● Stated exercise
Where the data below has the string "matplotlib", return the whole line.

-- Start Supplied material --

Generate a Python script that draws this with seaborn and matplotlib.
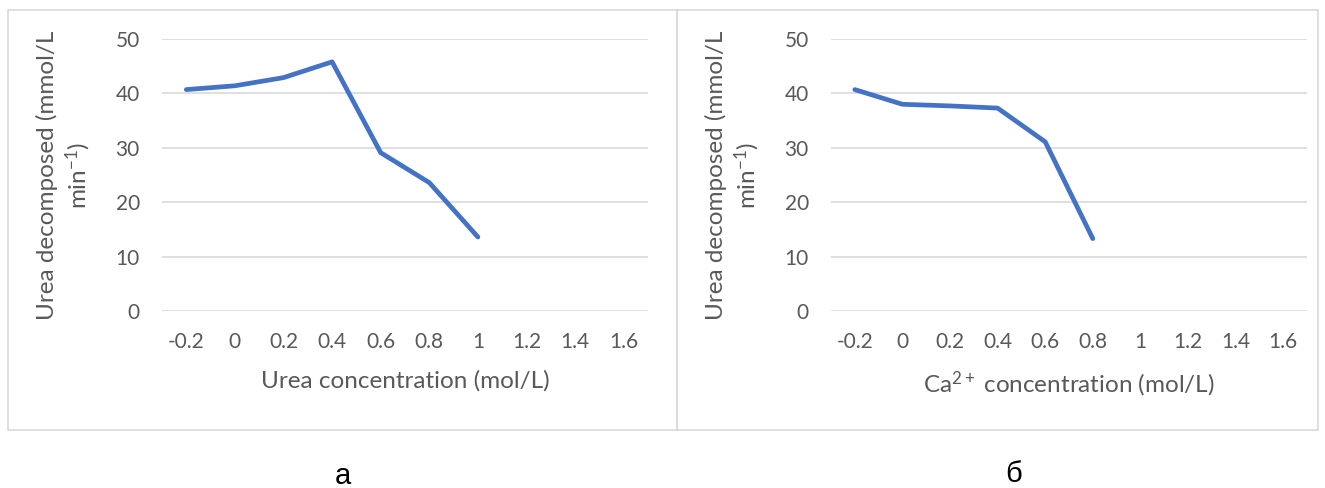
import matplotlib
matplotlib.use("Agg")
import matplotlib.pyplot as plt
from matplotlib.patches import Rectangle
import numpy as np
import pandas as pd
import seaborn as sns

# data
urea_conc = [-0.2, 0, 0.2, 0.4, 0.6, 0.8, 1.0]
urea_rate = [40.7, 41.4, 42.9, 45.8, 29.1, 23.6, 13.6]
ca_conc = [-0.2, 0, 0.2, 0.4, 0.6, 0.8]
ca_rate = [40.7, 38.0, 37.7, 37.3, 31.1, 13.3]
x_ticks = [-0.2, 0, 0.2, 0.4, 0.6, 0.8, 1.0, 1.2, 1.4, 1.6]
x_tick_labels = ['-0.2', '0', '0.2', '0.4', '0.6', '0.8', '1', '1.2', '1.4', '1.6']
y_ticks = [0, 10, 20, 30, 40, 50]

sns.set_theme(style="white")
plt.rcParams['font.family'] = ['Lato', 'DejaVu Sans']
plt.rcParams['mathtext.fontset'] = 'custom'
plt.rcParams['mathtext.rm'] = 'Lato'
plt.rcParams['mathtext.it'] = 'Lato'

W, H = 1325, 488
fig = plt.figure(figsize=(W / 100, H / 100), dpi=100)

text_col = '#595959'
line_col = '#4472C4'
grid_col = '#D9D9D9'


def px_axes(x0, x1, y_top, y_bot):
    return fig.add_axes([x0 / W, 1 - y_bot / H, (x1 - x0) / W, (y_bot - y_top) / H])


# panel borders
for (bx0, bx1) in [(8, 677), (677, 1318)]:
    fig.add_artist(Rectangle((bx0 / W, 1 - 430 / H), (bx1 - bx0) / W, 420 / H,
                             transform=fig.transFigure, fill=False,
                             edgecolor=grid_col, linewidth=1.2))

panels = [
    (px_axes(162, 648, 39, 311), urea_conc, urea_rate, 'Urea concentration (mol/L)'),
    (px_axes(831, 1307, 39, 311), ca_conc, ca_rate, 'Ca$^{2+}$ concentration (mol/L)'),
]

for ax, xs, ys, xlabel in panels:
    df = pd.DataFrame({'x': xs, 'y': ys})
    sns.lineplot(data=df, x='x', y='y', ax=ax, color=line_col, linewidth=3.4,
                 solid_capstyle='round', solid_joinstyle='round')
    ax.set_xlim(-0.3, 1.7)
    ax.set_ylim(0, 50)
    ax.set_yticks(y_ticks)
    ax.set_xticks(x_ticks)
    ax.set_xticklabels(x_tick_labels)
    for yv in y_ticks:
        ax.axhline(yv, color=grid_col, linewidth=1.2, zorder=0)
    for s in ax.spines.values():
        s.set_visible(False)
    ax.tick_params(axis='both', length=0, labelsize=15, labelcolor=text_col)
    ax.tick_params(axis='x', pad=15)
    ax.tick_params(axis='y', pad=16)
    ax.set_xlabel(xlabel, fontsize=17.5, color=text_col, labelpad=13)
    ax.set_ylabel('Urea decomposed (mmol/L\nmin$^{-1}$)', fontsize=17.5,
                  color=text_col, labelpad=16, linespacing=1.25)

fig.text(343 / W, 1 - 476 / H, 'а', ha='center', va='center', fontsize=21,
         family='Liberation Sans', color='black')
fig.text(1014 / W, 1 - 474 / H, 'б', ha='center', va='center', fontsize=21,
         family='Liberation Sans', color='black')

fig.savefig('out.png', dpi=100)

-- End Supplied material --

● Result for this exercise
Generate a Python script that draws this with seaborn and matplotlib.
import matplotlib
matplotlib.use("Agg")
import matplotlib.pyplot as plt
from matplotlib.patches import Rectangle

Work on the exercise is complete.